Functions are extremely useful for data processing tasks. In this example, we will define a function that filters a DataFrame based on multiple criteria: state (`estado`), year range (`ano_inicio` to `ano_fim`), and macro-regions (`macrorregoes`).

In [None]:
import pandas as pd

# Creating a sample DataFrame for demonstration
data = {
    'estado': ['SP', 'RJ', 'MG', 'BA', 'AM', 'SP', 'RS'],
    'ano': [2020, 2021, 2019, 2022, 2020, 2023, 2021],
    'macrorregiao': ['Sudeste', 'Sudeste', 'Sudeste', 'Nordeste', 'Norte', 'Sudeste', 'Sul'],
    'valor': [100, 200, 150, 120, 180, 210, 190]
}

df_exemplo = pd.DataFrame(data)
print("Original DataFrame:")
print(df_exemplo)

### Defining the Function

The function `tratamentos_dfs` takes a DataFrame and filtering parameters.

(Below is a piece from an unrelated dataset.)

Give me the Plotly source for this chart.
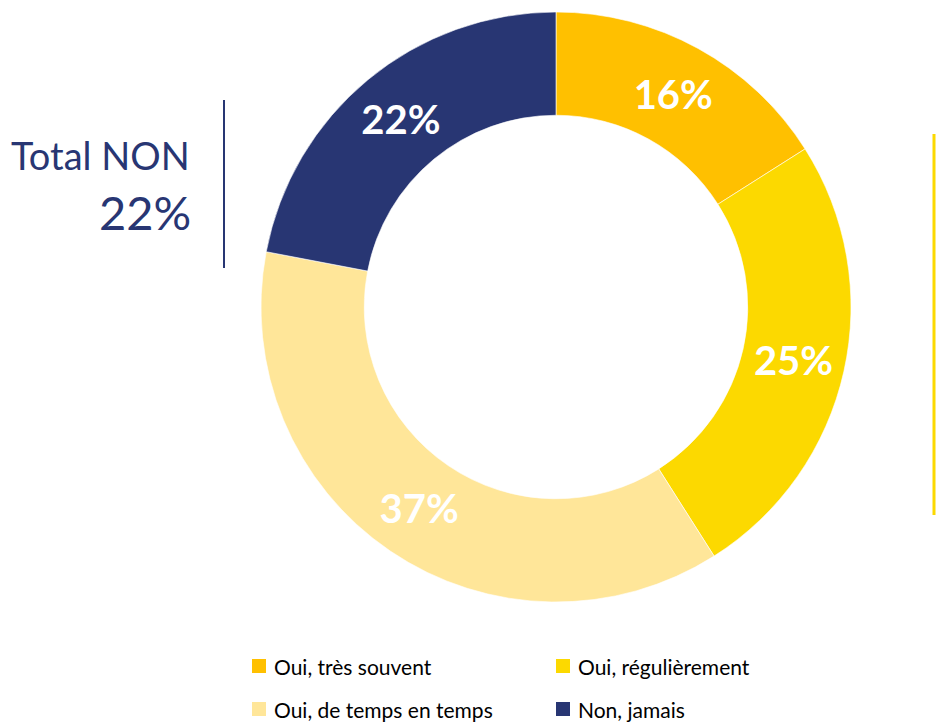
import plotly.graph_objects as go

# Survey answers, clockwise from 12 o'clock
categories = ["Oui, très souvent", "Oui, régulièrement", "Oui, de temps en temps", "Non, jamais"]
shares = [16, 25, 37, 22]
colors = ["#FFC000", "#FCD900", "#FFE699", "#283673"]

total_non = shares[3]

W, H = 936, 728
cx, cy, R = 556, 307, 295  # ring centre and outer radius, px

fig = go.Figure(go.Pie(
    labels=categories,
    values=shares,
    sort=False,
    direction="clockwise",
    rotation=0,
    hole=0.65,
    marker=dict(colors=colors, line=dict(color="white", width=0.6)),
    texttemplate="%{value}%",
    textposition="inside",
    insidetextorientation="horizontal",
    textfont=dict(family="Lato", size=40, color="white", weight="bold"),
    hoverinfo="label+percent",
    showlegend=False,
    domain=dict(x=[(cx - R) / W, (cx + R) / W], y=[1 - (cy + R) / H, 1 - (cy - R) / H]),
))

navy = colors[3]
shapes = [
    dict(type="line", xref="paper", yref="paper", x0=224 / W, x1=224 / W,
         y0=1 - 268 / H, y1=1 - 100 / H, line=dict(color=navy, width=2)),
    dict(type="line", xref="paper", yref="paper", x0=934 / W, x1=934 / W,
         y0=1 - 515 / H, y1=1 - 134 / H, line=dict(color=colors[1], width=3)),
]

annotations = [
    dict(text="Total NON", x=192 / W, y=1 - 155 / H, xref="paper", yref="paper",
         xanchor="right", yanchor="middle", showarrow=False,
         font=dict(family="Lato", size=38, color=navy)),
    dict(text=f"{total_non}%", x=193 / W, y=1 - 212 / H, xref="paper", yref="paper",
         xanchor="right", yanchor="middle", showarrow=False,
         font=dict(family="Lato", size=47, color=navy)),
]

# Two-column legend below the ring
legend_pos = [(252, 666), (556, 666), (252, 709), (556, 709)]
for (lx, ly), name, col in zip(legend_pos, categories, colors):
    shapes.append(dict(type="rect", xref="paper", yref="paper",
                       x0=lx / W, x1=(lx + 14) / W, y0=1 - (ly + 7) / H, y1=1 - (ly - 7) / H,
                       fillcolor=col, line=dict(width=0)))
    annotations.append(dict(text=name, x=(lx + 20) / W, y=1 - ly / H, xref="paper", yref="paper",
                            xanchor="left", yanchor="middle", showarrow=False,
                            font=dict(family="Lato", size=21, color="#000000")))

fig.update_layout(
    width=W, height=H,
    margin=dict(l=0, r=0, t=0, b=0),
    paper_bgcolor="white", plot_bgcolor="white",
    shapes=shapes, annotations=annotations,
)

fig.write_html("out.html")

It returns the filtered DataFrame.

In [None]:
def tratamentos_dfs(df, estado: str, ano_inicio: int, ano_fim: int, macrorregoes: list = None) -> pd.DataFrame:
    """
    Filters the DataFrame based on state, year range, and optional macro-regions.
    
    Parameters:
    df (pd.DataFrame): The input DataFrame.
    estado (str): The state code to filter by.
    ano_inicio (int): The start year.
    ano_fim (int): The end year.
    macrorregoes (list, optional): List of macro-regions to include.
    
    Returns:
    pd.DataFrame: The filtered DataFrame.
    """
    # Filter by State
    if 'estado' in df.columns:
        df_filtered = df[df['estado'] == estado]
    else:
        print("Column 'estado' not found.")
        return df

    # Filter by Year Range
    if 'ano' in df.columns:
        df_filtered = df_filtered[(df_filtered['ano'] >= ano_inicio) & (df_filtered['ano'] <= ano_fim)]
    
    # Filter by Macro-regions if provided
    if macrorregoes and 'macrorregiao' in df_filtered.columns:
        df_filtered = df_filtered[df_filtered['macrorregiao'].isin(macrorregoes)]
        
    return df_filtered

### Using the Function

Now let's use the function to filter for 'SP' between 2020 and 2023.

In [None]:
# Calling the function
df_resultado = tratamentos_dfs(df_exemplo, estado='SP', ano_inicio=2020, ano_fim=2023, macrorregoes=['Sudeste'])

print("\nFiltered DataFrame:")
print(df_resultado)